He lit a cigarette, strolled about the room, and came to rest standing before the fire and looking down on the glowing coals. He was sure now that Christina Alberta was blue-eyed, fragile, shy—with a deep sweet vein of humorous fantasy hidden away in her. Very probably she concealed a gift for writing. It would be for him perhaps to discover that and cultivate it and bring it out. Together they would protect Sargon, already more than half recovered from the intoxication of his dream. They would have to soften the humiliations of his complete awakening. How fortunate and as it were providential it was that he had been impelled to rescue the little man!—for otherwise he would never have met Christina Alberta, never won her timid wealth of love....
“Eh!
“But this is all damned nonsense!” said Bobby violently, and threw his cigarette into the fire. “This is just fancy! I haven’t even seen the girl!”

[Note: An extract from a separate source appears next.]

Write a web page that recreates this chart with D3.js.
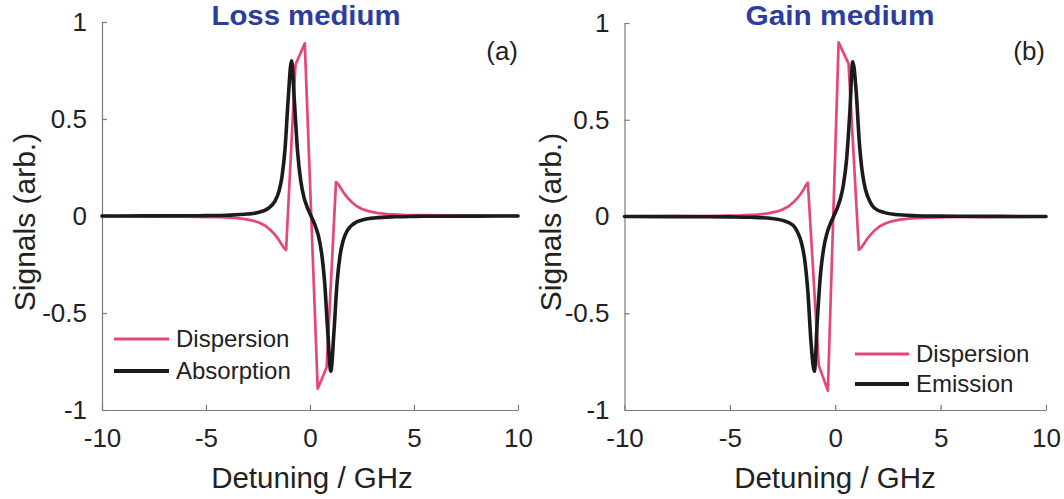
<!DOCTYPE html>
<html>
<head>
<meta charset="utf-8">
<script src="https://cdn.jsdelivr.net/npm/d3@7"></script>
<style>
  html, body { margin: 0; padding: 0; background: #ffffff; }
  svg { display: block; font-family: "Liberation Sans", Arial, Helvetica, sans-serif; }
</style>
</head>
<body>
<svg id="chart" width="1064" height="499"></svg>
<script>
// ---------------- data ----------------
const xTicks = [-10, -5, 0, 5, 10];
const yTicks = [-1, -0.5, 0, 0.5, 1];
const xTickLabels = ["-10", "-5", "0", "5", "10"];
const yTickLabels = ["-1", "-0.5", "0", "0.5", "1"];

const panelTitles = ["Loss medium", "Gain medium"];
const panelTags = ["(a)", "(b)"];
const legendA = ["Dispersion", "Absorption"];
const legendB = ["Dispersion", "Emission"];

// Panel (a): loss medium
const lossDispX = [-10, -7, -5.4, -4.4, -3.6, -3.1, -2.7, -2.4, -2.15, -1.9, -1.7, -1.55, -1.4, -1.25, -1.15, -0.7, -0.25, 0.37, 0.8, 1.25, 1.35, 1.5, 1.65, 1.8, 2.0, 2.25, 2.5, 2.8, 3.2, 3.7, 4.5, 5.5, 7, 10];
const lossDispY = [-0.001, -0.002, -0.004, -0.006, -0.01, -0.016, -0.025, -0.036, -0.05, -0.072, -0.095, -0.115, -0.14, -0.165, -0.175, 0.78, 0.89, -0.89, -0.78, 0.175, 0.165, 0.14, 0.115, 0.095, 0.072, 0.05, 0.036, 0.025, 0.016, 0.01, 0.006, 0.004, 0.002, 0.001];

const lossAbsX = [-10, -8, -6, -5, -4, -3, -2.5, -2, -1.7, -1.5, -1.35, -1.2, -1.05, -0.89, -0.75, -0.6, -0.45, -0.3, -0.15, 0.05, 0.25, 0.4, 0.55, 0.7, 0.85, 1.0, 1.15, 1.3, 1.45, 1.6, 1.8, 2.1, 2.6, 3.1, 4.1, 5.1, 6.1, 8.1, 10];
const lossAbsY = [0.0002, 0.0004, 0.001, 0.002, 0.004, 0.01, 0.018, 0.04, 0.074, 0.125, 0.2, 0.346, 0.6, 0.8, 0.59, 0.336, 0.185, 0.1, 0.05, 0, -0.05, -0.1, -0.185, -0.336, -0.59, -0.8, -0.6, -0.346, -0.2, -0.125, -0.074, -0.04, -0.018, -0.01, -0.004, -0.002, -0.001, -0.0004, -0.0002];

// Panel (b): gain medium
const gainDispX = [-10, -7, -5.5, -4.5, -3.7, -3.2, -2.8, -2.5, -2.25, -2.0, -1.8, -1.65, -1.5, -1.38, -1.3, -0.78, -0.35, 0.16, 0.63, 1.12, 1.22, 1.37, 1.52, 1.67, 1.87, 2.12, 2.37, 2.67, 3.07, 3.57, 4.37, 5.37, 7, 10];
const gainDispY = [0.001, 0.002, 0.004, 0.006, 0.01, 0.016, 0.025, 0.036, 0.05, 0.072, 0.095, 0.115, 0.14, 0.165, 0.175, -0.77, -0.9, 0.9, 0.79, -0.172, -0.162, -0.14, -0.115, -0.095, -0.072, -0.05, -0.036, -0.025, -0.016, -0.01, -0.006, -0.004, -0.002, -0.001];

const gainEmiX = [-10, -8, -6, -5, -4, -3, -2.5, -2, -1.8, -1.6, -1.45, -1.3, -1.15, -0.99, -0.85, -0.7, -0.55, -0.4, -0.25, -0.08, 0.09, 0.24, 0.39, 0.54, 0.69, 0.83, 0.99, 1.14, 1.29, 1.44, 1.64, 1.84, 2.34, 2.84, 3.84, 4.84, 5.84, 7.84, 10];
const gainEmiY = [-0.0002, -0.0004, -0.001, -0.002, -0.004, -0.01, -0.02, -0.045, -0.079, -0.137, -0.223, -0.387, -0.65, -0.8, -0.534, -0.297, -0.165, -0.09, -0.042, 0, 0.042, 0.09, 0.165, 0.297, 0.534, 0.8, 0.65, 0.387, 0.223, 0.137, 0.079, 0.045, 0.02, 0.01, 0.004, 0.002, 0.001, 0.0004, 0.0002];

// ---------------- drawing ----------------
const PINK = "#e5467b";
const BLACK = "#1b1b1b";
const BLUE = "#2c3d9e";
const AXIS = "#7a7a7a";
const TEXT = "#222222";

const svg = d3.select("#chart");

const panels = [
  {
    x0: 102, x1: 518, yTop: 22, yBot: 410,
    title: panelTitles[0], titleX: 306, tag: panelTags[0], tagX: 518,
    series: [
      { xs: lossDispX, ys: lossDispY, color: PINK, width: 2.7, curve: d3.curveLinear },
      { xs: lossAbsX, ys: lossAbsY, color: BLACK, width: 3.6, curve: d3.curveMonotoneX }
    ],
    legend: legendA, legX0: 114, legX1: 169, legY: [339, 371], yLabelX: 35, xLabelX: 312
  },
  {
    x0: 624.5, x1: 1046, yTop: 23, yBot: 410,
    title: panelTitles[1], titleX: 840, tag: panelTags[1], tagX: 1045,
    series: [
      { xs: gainDispX, ys: gainDispY, color: PINK, width: 2.7, curve: d3.curveLinear },
      { xs: gainEmiX, ys: gainEmiY, color: BLACK, width: 3.6, curve: d3.curveMonotoneX }
    ],
    legend: legendB, legX0: 855, legX1: 909, legY: [354, 384], yLabelX: 561, xLabelX: 835
  }
];

panels.forEach(p => {
  const x = d3.scaleLinear().domain([-10, 10]).range([p.x0, p.x1]);
  const y = d3.scaleLinear().domain([-1, 1]).range([p.yBot, p.yTop]);
  const g = svg.append("g");

  // x axis
  const xAxis = d3.axisBottom(x).tickValues(xTicks)
    .tickFormat((d, i) => xTickLabels[i])
    .tickSizeInner(-5).tickSizeOuter(0).tickPadding(19);
  const gx = g.append("g").attr("transform", `translate(0,${p.yBot})`).call(xAxis);
  gx.select(".domain").attr("stroke", AXIS).attr("stroke-width", 1.2);
  gx.selectAll(".tick line").attr("stroke", AXIS).attr("stroke-width", 1.2);
  gx.selectAll(".tick text").attr("font-size", 26).attr("fill", TEXT)
    .attr("font-family", "Liberation Sans, Arial, sans-serif");

  // y axis
  const yAxis = d3.axisLeft(y).tickValues(yTicks)
    .tickFormat((d, i) => yTickLabels[i])
    .tickSizeInner(-5).tickSizeOuter(0).tickPadding(15);
  const gy = g.append("g").attr("transform", `translate(${p.x0},0)`).call(yAxis);
  gy.select(".domain").attr("stroke", AXIS).attr("stroke-width", 1.2);
  gy.selectAll(".tick line").attr("stroke", AXIS).attr("stroke-width", 1.2);
  gy.selectAll(".tick text").attr("font-size", 26).attr("fill", TEXT)
    .attr("font-family", "Liberation Sans, Arial, sans-serif");

  // lines
  p.series.forEach(s => {
    const line = d3.line().x(d => x(d[0])).y(d => y(d[1])).curve(s.curve);
    const pts = s.xs.map((v, i) => [v, s.ys[i]]);
    g.append("path").datum(pts)
      .attr("d", line)
      .attr("fill", "none")
      .attr("stroke", s.color)
      .attr("stroke-width", s.width)
      .attr("stroke-linejoin", "round")
      .attr("stroke-linecap", "round");
  });

  // title
  g.append("text").attr("x", p.titleX).attr("y", 25)
    .attr("text-anchor", "middle").attr("font-size", 28).attr("font-weight", "bold")
    .attr("textLength", 189).attr("lengthAdjust", "spacingAndGlyphs")
    .attr("fill", BLUE).text(p.title);

  // tag
  g.append("text").attr("x", p.tagX).attr("y", 60)
    .attr("text-anchor", "end").attr("font-size", 26).attr("fill", TEXT).text(p.tag);

  // axis labels
  g.append("text").attr("x", p.xLabelX).attr("y", 488)
    .attr("text-anchor", "middle").attr("font-size", 29.5).attr("fill", TEXT)
    .text("Detuning / GHz");
  g.append("text")
    .attr("transform", `translate(${p.yLabelX},222) rotate(-90)`)
    .attr("text-anchor", "middle").attr("font-size", 30).attr("fill", TEXT)
    .text("Signals (arb.)");

  // legend
  p.series.forEach((s, i) => {
    const ly = p.legY[i];
    g.append("line").attr("x1", p.legX0).attr("x2", p.legX1)
      .attr("y1", ly).attr("y2", ly)
      .attr("stroke", s.color).attr("stroke-width", s.width + 0.3);
    g.append("text").attr("x", p.legX1 + 7).attr("y", ly + 8)
      .attr("font-size", 24).attr("fill", TEXT).text(p.legend[i]);
  });
});
</script>
</body>
</html>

He lit his candle, put out Mrs. Plumer’s oil lamp with all the devices and precautions proper to this dangerous survival from the Dark Ages, and went up to bed. He stopped and listened outside Sargon’s door. The patient was asleep and breathing rather noisily—ever and again choking with a little cough.
“I wish the weather had kept warmer,” said Bobby.
When he opened his own bedroom door, the flame of his candle writhed and flared horizontally, the curtains streamed into the room and a sheet of paper flapped on the dressing-table. He put down the candle and went to shut the window. The wind was rising and there was a little patter of raindrops on the pane.
CHAPTER THE THIRD
The Last Phase
§ 1
IT was part of the general unsatisfactoriness of Bobby’s make-up that he was acutely responsive to meteorological conditions. That late Indian summer was over now, and the heavens and the earth and the air between began to push, hustle, wet, chill, darken, distress and bully him. Jumbled grey clouds came hurrying across Dymchurch from Dungeness and the Atlantic, torn, angular, outstretched clouds with malicious expressions like witches and warlocks, emitting fierce squirts of rain. Under their skirts came the waves in long rolling regiments, threatening from afar, breaking into premature handfuls of foam, gathering force at last, towering up for a last culminating thud against the sea-wall and spouting heavenward in white fountains of suddy water.
“Face it, man,” said Bobby. “Face it. It’s only Nature. Brace up to it. Think of this poor girl.”